187. […] For this look at Saturn-Uranus conjunction patterns a model will be proposed, then the planetary data compared to it to see how good a match it is – or not. This post follows on from two recent posts which can be found here and here. […]

188. oldbrew says:

Updated Saturn data should be available sometime this year.

‘Scientists have paired NASA’s Cassini spacecraft with the National Science Foundation’s Very Long Baseline Array (VLBA) radio-telescope system to pinpoint the position of Saturn and its family of moons to within about 2 miles (4 kilometers). The measurement is some 50 times more precise than those provided by ground-based optical telescopes.
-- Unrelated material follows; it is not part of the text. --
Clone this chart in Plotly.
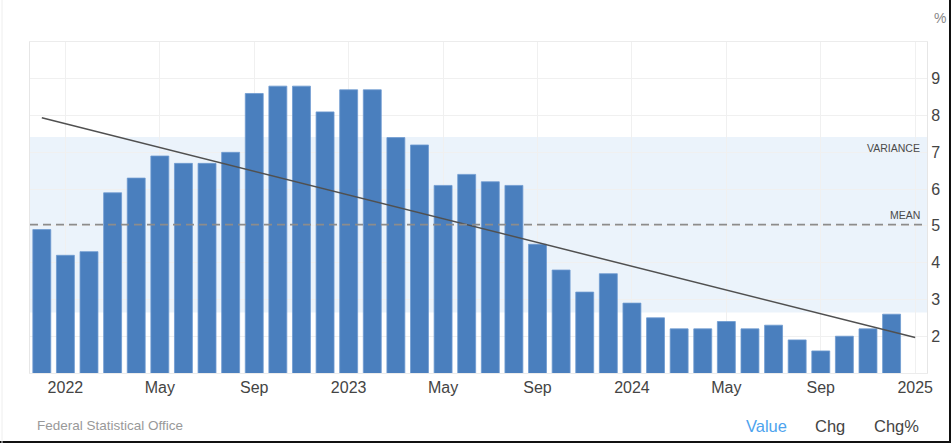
import numpy as np
import plotly.graph_objects as go

# ---- data ----
months = [
    "Dec 2021",
    "Jan 2022", "Feb 2022", "Mar 2022", "Apr 2022", "May 2022", "Jun 2022",
    "Jul 2022", "Aug 2022", "Sep 2022", "Oct 2022", "Nov 2022", "Dec 2022",
    "Jan 2023", "Feb 2023", "Mar 2023", "Apr 2023", "May 2023", "Jun 2023",
    "Jul 2023", "Aug 2023", "Sep 2023", "Oct 2023", "Nov 2023", "Dec 2023",
    "Jan 2024", "Feb 2024", "Mar 2024", "Apr 2024", "May 2024", "Jun 2024",
    "Jul 2024", "Aug 2024", "Sep 2024", "Oct 2024", "Nov 2024", "Dec 2024",
]
values = [
    4.9,
    4.2, 4.3, 5.9, 6.3, 6.9, 6.7, 6.7, 7.0, 8.6, 8.8, 8.8, 8.1,
    8.7, 8.7, 7.4, 7.2, 6.1, 6.4, 6.2, 6.1, 4.5, 3.8, 3.2, 3.7,
    2.9, 2.5, 2.2, 2.2, 2.4, 2.2, 2.3, 1.9, 1.6, 2.0, 2.2, 2.6,
]
tick_months = ["Jan 2022", "May 2022", "Sep 2022", "Jan 2023", "May 2023",
               "Sep 2023", "Jan 2024", "May 2024", "Sep 2024", "Jan 2025"]
tick_labels = ["2022", "May", "Sep", "2023", "May", "Sep", "2024", "May", "Sep", "2025"]
y_ticks = [2, 3, 4, 5, 6, 7, 8, 9]

# ---- derived ----
all_months = months + ["Jan 2025"]
x = np.arange(len(values))
tick_pos = [all_months.index(m) for m in tick_months]
arr = np.array(values)
mean = arr.mean()
std = arr.std()
slope, icpt = np.polyfit(x, arr, 1)
trend_x = [0, len(values)]
trend_y = [icpt + slope * t for t in trend_x]

W, H = 951, 443
L, R, T, B = 30, 24, 42, 70
PW, PH = W - L - R, H - T - B


def px(xp):
    return (xp - L) / PW


def py(yp):
    return (H - B - yp) / PH


FONT = "Liberation Sans, Arial, sans-serif"

fig = go.Figure()
fig.add_trace(go.Bar(
    x=x, y=values, customdata=months,
    marker=dict(color="#4a7fbe", line=dict(color="#6f9bd0", width=0.8)),
    hovertemplate="%{customdata}: %{y}%<extra></extra>",
    showlegend=False,
))
fig.add_trace(go.Scatter(
    x=trend_x, y=trend_y, mode="lines",
    line=dict(color="#505050", width=1.5),
    hoverinfo="skip", showlegend=False,
))

shapes = [
    dict(type="rect", xref="paper", yref="y", x0=0, x1=1, y0=mean - std, y1=mean + std,
         fillcolor="#ebf3fb", line=dict(width=0), layer="below"),
    dict(type="line", xref="paper", yref="y", x0=0, x1=1, y0=mean, y1=mean,
         line=dict(color="#8c8c8c", width=1.8, dash="8px,5px"), layer="above"),
    # outer frame edges of the screenshot
    dict(type="line", xref="paper", yref="paper", x0=px(0), x1=px(W), y0=py(442), y1=py(442),
         line=dict(color="#111111", width=2)),
    dict(type="line", xref="paper", yref="paper", x0=px(950), x1=px(950), y0=py(0), y1=py(H),
         line=dict(color="#111111", width=2)),
    dict(type="line", xref="paper", yref="paper", x0=px(2), x1=px(2), y0=py(0), y1=py(H),
         line=dict(color="#eeeeee", width=1)),
]

annotations = [
    dict(text="VARIANCE", xref="paper", yref="y", x=1, y=mean + std, xanchor="right",
         yanchor="top", xshift=-5, yshift=-3, showarrow=False,
         font=dict(family=FONT, size=10.5, color="#4a4a4a")),
    dict(text="MEAN", xref="paper", yref="y", x=1, y=mean, xanchor="right",
         yanchor="bottom", xshift=-5, yshift=2, showarrow=False,
         font=dict(family=FONT, size=10.5, color="#4a4a4a")),
    dict(text="%", xref="paper", yref="paper", x=px(940), y=py(18), xanchor="center",
         yanchor="middle", showarrow=False, font=dict(family=FONT, size=14, color="#888888")),
    dict(text="Federal Statistical Office", xref="paper", yref="paper", x=px(35), y=py(425),
         xanchor="left", yanchor="middle", showarrow=False,
         font=dict(family=FONT, size=13.5, color="#999999")),
    dict(text="Value", xref="paper", yref="paper", x=px(766), y=py(426), xanchor="center",
         yanchor="middle", showarrow=False, font=dict(family=FONT, size=16.5, color="#4da3ee")),
    dict(text="Chg", xref="paper", yref="paper", x=px(830), y=py(426), xanchor="center",
         yanchor="middle", showarrow=False, font=dict(family=FONT, size=16.5, color="#444444")),
    dict(text="Chg%", xref="paper", yref="paper", x=px(896), y=py(426), xanchor="center",
         yanchor="middle", showarrow=False, font=dict(family=FONT, size=16.5, color="#444444")),
]

fig.update_layout(
    width=W, height=H,
    margin=dict(l=L, r=R, t=T, b=B, pad=0, autoexpand=False),
    paper_bgcolor="white", plot_bgcolor="white",
    font=dict(family=FONT),
    bargap=0.24,
    shapes=shapes,
    annotations=annotations,
    xaxis=dict(
        range=[-0.5, len(values) + 0.5], tickmode="array", tickvals=tick_pos, ticktext=tick_labels,
        showgrid=True, gridcolor="#f0f0f0", gridwidth=1, zeroline=False, automargin=False,
        showline=True, mirror=True, linecolor="#ececec", linewidth=1,
        ticks="", tickfont=dict(family=FONT, size=16, color="#444444"),
    ),
    yaxis=dict(
        range=[1, 10], side="right", tickmode="array", tickvals=y_ticks,
        showgrid=True, gridcolor="#f0f0f0", gridwidth=1, zeroline=False, automargin=False,
        showline=True, mirror=True, linecolor="#e6e6e6", linewidth=1,
        ticks="", tickfont=dict(family=FONT, size=16, color="#444444"),
    ),
)

fig.write_html(
    "out.html",
    config={"displayModeBar": False},
    post_script="document.body.style.margin='0';document.body.style.overflow='hidden';",
)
The feat improves astronomers’ knowledge of Saturn’s orbit and benefits spacecraft navigation and basic physics research.’

http://www.jpl.nasa.gov/news/news.php?feature=4434

189. Chaeremon says:

@oldbrew, look again: Saturn jumps (or the BH BS all jump) upon Saturn conjunction, even though the distance is cosmological, gee:
“stringent tests of Albert Einstein’s theory of general relativity by observing small changes in the apparent positions of actively feeding black holes, or quasars, as Saturn appears to pass in front of them on the sky.”

Cited from the NASA page; b.t.w. their full image and caption says “December 31, 1969” ?

190. oldbrew says:

New data might help clear up a question about the Saturn orbital period.

https://tallbloke.wordpress.com/2014/10/29/why-phi-giant-planets-update-part-2/comment-page-1/#comment-92598

Using Arnholm’s solar simulator I found U-N and J-S conjunctions at the same time in mid-September 1821. But they were in different positions so no S-U conjunction at the same time, which seemed to undermine the ‘grand synod’ idea.

191. oldbrew says:

‘observing small changes in the apparent positions of actively feeding black holes’

Black holes – do they exist or not?

‘“The absence of event horizons means that there are no black holes — in the sense of regimes from which light can’t escape to infinity,” Hawking wrote in his paper.’